Despite some of the deeper topics discussed in the book, light hearted insights are scattered throughout. Including the fact swimmers often lose their eyebrows due to the chlorine, each Olympics the Australian kangaroo and emu statues go walkabout - with Tokyo not an exception - and swimsuits' aerodynamic features coming at a cost.
As the Campbells and other swimmers put bandaids on their fingers to avoid the friction burn from putting on their swimsuits, and often still do not escape unscathed.
"They're that tight. They're honestly so, so small to put on. And if it's hot and humid, then they stick to you. And putting it on sometimes requires two people, like it is not uncommon for Bronte or myself to be in a change room putting on a suit and you just look at the other person. You're like, 'I need some help. I'm not getting into this by myself'," Cate laughed.

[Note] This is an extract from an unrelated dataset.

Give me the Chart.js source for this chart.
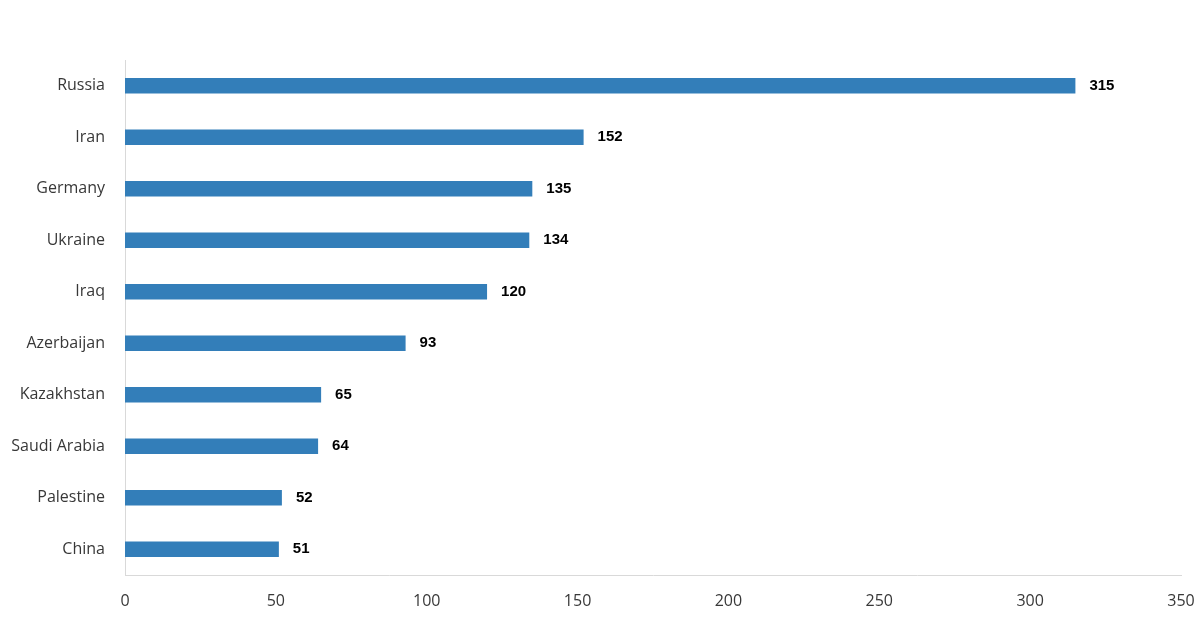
<!DOCTYPE html>
<html lang="en">
<head>
  <meta charset="UTF-8">
  <title>Countries</title>
  <script src="https://cdn.jsdelivr.net/npm/chart.js"></script>
  <style>
    html, body { margin: 0; padding: 0; background: #fff; }
    #wrap { width: 1200px; height: 617px; position: relative; }
  </style>
</head>
<body>
  <div id="wrap"><canvas id="chart"></canvas></div>
  <script>
    const countries = ['Russia', 'Iran', 'Germany', 'Ukraine', 'Iraq', 'Azerbaijan', 'Kazakhstan', 'Saudi Arabia', 'Palestine', 'China'];
    const counts = [315, 152, 135, 134, 120, 93, 65, 64, 52, 51];
    const xTicks = [0, 50, 100, 150, 200, 250, 300, 350];

    // draws the value right of each bar
    const valueLabels = {
      id: 'valueLabels',
      afterDatasetsDraw(chart) {
        const ctx = chart.ctx;
        const meta = chart.getDatasetMeta(0);
        ctx.save();
        ctx.font = 'bold 15px "Liberation Sans", Arial, sans-serif';
        ctx.fillStyle = '#000';
        ctx.textAlign = 'left';
        ctx.textBaseline = 'middle';
        meta.data.forEach((bar, i) => {
          ctx.fillText(String(counts[i]), bar.x + 14, bar.y);
        });
        ctx.restore();
      }
    };

    new Chart(document.getElementById('chart'), {
      type: 'bar',
      data: {
        labels: countries,
        datasets: [{
          data: counts,
          backgroundColor: '#337EB9',
          borderWidth: 0,
          barPercentage: 0.3,
          categoryPercentage: 1.0
        }]
      },
      options: {
        indexAxis: 'y',
        responsive: true,
        maintainAspectRatio: false,
        animation: false,
        layout: { padding: { top: 60, right: 0, left: 0, bottom: 0 } },
        plugins: { legend: { display: false }, tooltip: { enabled: false } },
        scales: {
          x: {
            min: 0,
            max: 350,
            afterBuildTicks: axis => { axis.ticks = xTicks.map(v => ({ value: v })); },
            grid: { display: false, drawTicks: false },
            border: { color: '#d9d9d9', width: 1 },
            ticks: {
              padding: 17,
              color: '#383838',
              font: { family: '"Open Sans", "Noto Sans", sans-serif', size: 16 }
            },
            afterFit: axis => {
              axis.height = 42;
              axis.paddingRight = 19;
              axis.paddingLeft = 0;
            }
          },
          y: {
            grid: { display: false, drawTicks: false },
            border: { color: '#d9d9d9', width: 1 },
            ticks: {
              padding: 20,
              color: '#383838',
              font: { family: '"Open Sans", "Noto Sans", sans-serif', size: 16 }
            },
            afterFit: axis => { axis.width = 125; }
          }
        }
      },
      plugins: [valueLabels]
    });
  </script>
</body>
</html>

"Fortunately, we were in an air conditioned 24 degree environment around pool deck [in Tokyo]. So that definitely helped. But I think what springs to mind as the worst ever was we were competing at an outdoor event in Singapore. And my goodness, it almost got to the point where I was crying. I was like, 'This isn't gonna go on and my race is about to start, and I cannot get it over my butt'."
"They're so tight, they take over 15 minutes to put on, and that's when you're pulling on them as hard as you can. You just got to take it slow and bit by bit. They're a pretty hectic bit of engineering," Bronte added.